Data segment:
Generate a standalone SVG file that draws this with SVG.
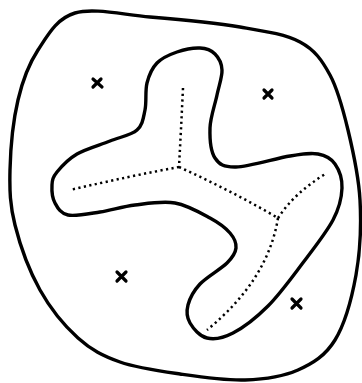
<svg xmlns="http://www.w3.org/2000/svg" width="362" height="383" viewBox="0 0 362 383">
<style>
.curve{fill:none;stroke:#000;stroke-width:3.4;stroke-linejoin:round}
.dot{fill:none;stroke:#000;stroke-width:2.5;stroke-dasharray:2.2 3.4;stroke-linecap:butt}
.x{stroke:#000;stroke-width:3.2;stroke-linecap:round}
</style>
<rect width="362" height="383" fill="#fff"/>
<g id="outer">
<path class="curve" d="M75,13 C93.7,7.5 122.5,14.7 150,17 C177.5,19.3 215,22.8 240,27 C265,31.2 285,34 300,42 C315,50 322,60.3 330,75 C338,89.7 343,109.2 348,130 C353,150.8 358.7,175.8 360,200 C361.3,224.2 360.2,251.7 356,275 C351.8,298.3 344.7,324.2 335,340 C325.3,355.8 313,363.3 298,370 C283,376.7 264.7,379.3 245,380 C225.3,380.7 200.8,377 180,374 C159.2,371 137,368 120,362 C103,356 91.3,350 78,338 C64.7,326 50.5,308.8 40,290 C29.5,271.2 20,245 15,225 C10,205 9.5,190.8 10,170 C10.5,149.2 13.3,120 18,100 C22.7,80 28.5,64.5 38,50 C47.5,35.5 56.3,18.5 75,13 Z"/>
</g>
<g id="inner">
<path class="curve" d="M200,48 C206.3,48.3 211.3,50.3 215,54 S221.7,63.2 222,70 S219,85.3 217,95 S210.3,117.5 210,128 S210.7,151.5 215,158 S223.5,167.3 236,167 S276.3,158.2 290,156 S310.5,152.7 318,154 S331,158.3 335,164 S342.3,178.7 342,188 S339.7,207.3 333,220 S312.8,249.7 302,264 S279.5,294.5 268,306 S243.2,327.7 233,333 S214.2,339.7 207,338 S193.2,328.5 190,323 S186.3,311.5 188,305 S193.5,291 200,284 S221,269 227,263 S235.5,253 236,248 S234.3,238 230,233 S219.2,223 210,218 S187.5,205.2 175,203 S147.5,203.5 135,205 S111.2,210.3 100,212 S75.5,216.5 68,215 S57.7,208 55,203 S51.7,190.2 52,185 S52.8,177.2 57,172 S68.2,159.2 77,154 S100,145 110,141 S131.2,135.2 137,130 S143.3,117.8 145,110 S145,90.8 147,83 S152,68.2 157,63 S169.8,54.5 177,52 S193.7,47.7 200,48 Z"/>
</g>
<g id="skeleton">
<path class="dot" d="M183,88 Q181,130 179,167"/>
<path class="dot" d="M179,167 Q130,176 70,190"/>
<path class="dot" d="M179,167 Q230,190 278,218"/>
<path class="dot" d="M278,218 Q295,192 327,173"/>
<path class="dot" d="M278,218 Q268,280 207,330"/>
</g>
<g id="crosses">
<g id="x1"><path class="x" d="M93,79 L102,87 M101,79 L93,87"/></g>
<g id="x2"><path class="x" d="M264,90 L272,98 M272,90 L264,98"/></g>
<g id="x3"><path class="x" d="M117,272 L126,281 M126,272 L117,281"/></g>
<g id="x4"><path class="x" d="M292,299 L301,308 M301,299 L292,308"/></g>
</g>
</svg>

Directions:
Keep every word of the data as it is when you write it out, but drop the pictures.

Full output:
Generate a standalone SVG file that draws this with SVG.
<svg xmlns="http://www.w3.org/2000/svg" width="362" height="383" viewBox="0 0 362 383">
<style>
.curve{fill:none;stroke:#000;stroke-width:3.4;stroke-linejoin:round}
.dot{fill:none;stroke:#000;stroke-width:2.5;stroke-dasharray:2.2 3.4;stroke-linecap:butt}
.x{stroke:#000;stroke-width:3.2;stroke-linecap:round}
</style>
<rect width="362" height="383" fill="#fff"/>
<g id="outer">
<path class="curve" d="M75,13 C93.7,7.5 122.5,14.7 150,17 C177.5,19.3 215,22.8 240,27 C265,31.2 285,34 300,42 C315,50 322,60.3 330,75 C338,89.7 343,109.2 348,130 C353,150.8 358.7,175.8 360,200 C361.3,224.2 360.2,251.7 356,275 C351.8,298.3 344.7,324.2 335,340 C325.3,355.8 313,363.3 298,370 C283,376.7 264.7,379.3 245,380 C225.3,380.7 200.8,377 180,374 C159.2,371 137,368 120,362 C103,356 91.3,350 78,338 C64.7,326 50.5,308.8 40,290 C29.5,271.2 20,245 15,225 C10,205 9.5,190.8 10,170 C10.5,149.2 13.3,120 18,100 C22.7,80 28.5,64.5 38,50 C47.5,35.5 56.3,18.5 75,13 Z"/>
</g>
<g id="inner">
<path class="curve" d="M200,48 C206.3,48.3 211.3,50.3 215,54 S221.7,63.2 222,70 S219,85.3 217,95 S210.3,117.5 210,128 S210.7,151.5 215,158 S223.5,167.3 236,167 S276.3,158.2 290,156 S310.5,152.7 318,154 S331,158.3 335,164 S342.3,178.7 342,188 S339.7,207.3 333,220 S312.8,249.7 302,264 S279.5,294.5 268,306 S243.2,327.7 233,333 S214.2,339.7 207,338 S193.2,328.5 190,323 S186.3,311.5 188,305 S193.5,291 200,284 S221,269 227,263 S235.5,253 236,248 S234.3,238 230,233 S219.2,223 210,218 S187.5,205.2 175,203 S147.5,203.5 135,205 S111.2,210.3 100,212 S75.5,216.5 68,215 S57.7,208 55,203 S51.7,190.2 52,185 S52.8,177.2 57,172 S68.2,159.2 77,154 S100,145 110,141 S131.2,135.2 137,130 S143.3,117.8 145,110 S145,90.8 147,83 S152,68.2 157,63 S169.8,54.5 177,52 S193.7,47.7 200,48 Z"/>
</g>
<g id="skeleton">
<path class="dot" d="M183,88 Q181,130 179,167"/>
<path class="dot" d="M179,167 Q130,176 70,190"/>
<path class="dot" d="M179,167 Q230,190 278,218"/>
<path class="dot" d="M278,218 Q295,192 327,173"/>
<path class="dot" d="M278,218 Q268,280 207,330"/>
</g>
<g id="crosses">
<g id="x1"><path class="x" d="M93,79 L102,87 M101,79 L93,87"/></g>
<g id="x2"><path class="x" d="M264,90 L272,98 M272,90 L264,98"/></g>
<g id="x3"><path class="x" d="M117,272 L126,281 M126,272 L117,281"/></g>
<g id="x4"><path class="x" d="M292,299 L301,308 M301,299 L292,308"/></g>
</g>
</svg>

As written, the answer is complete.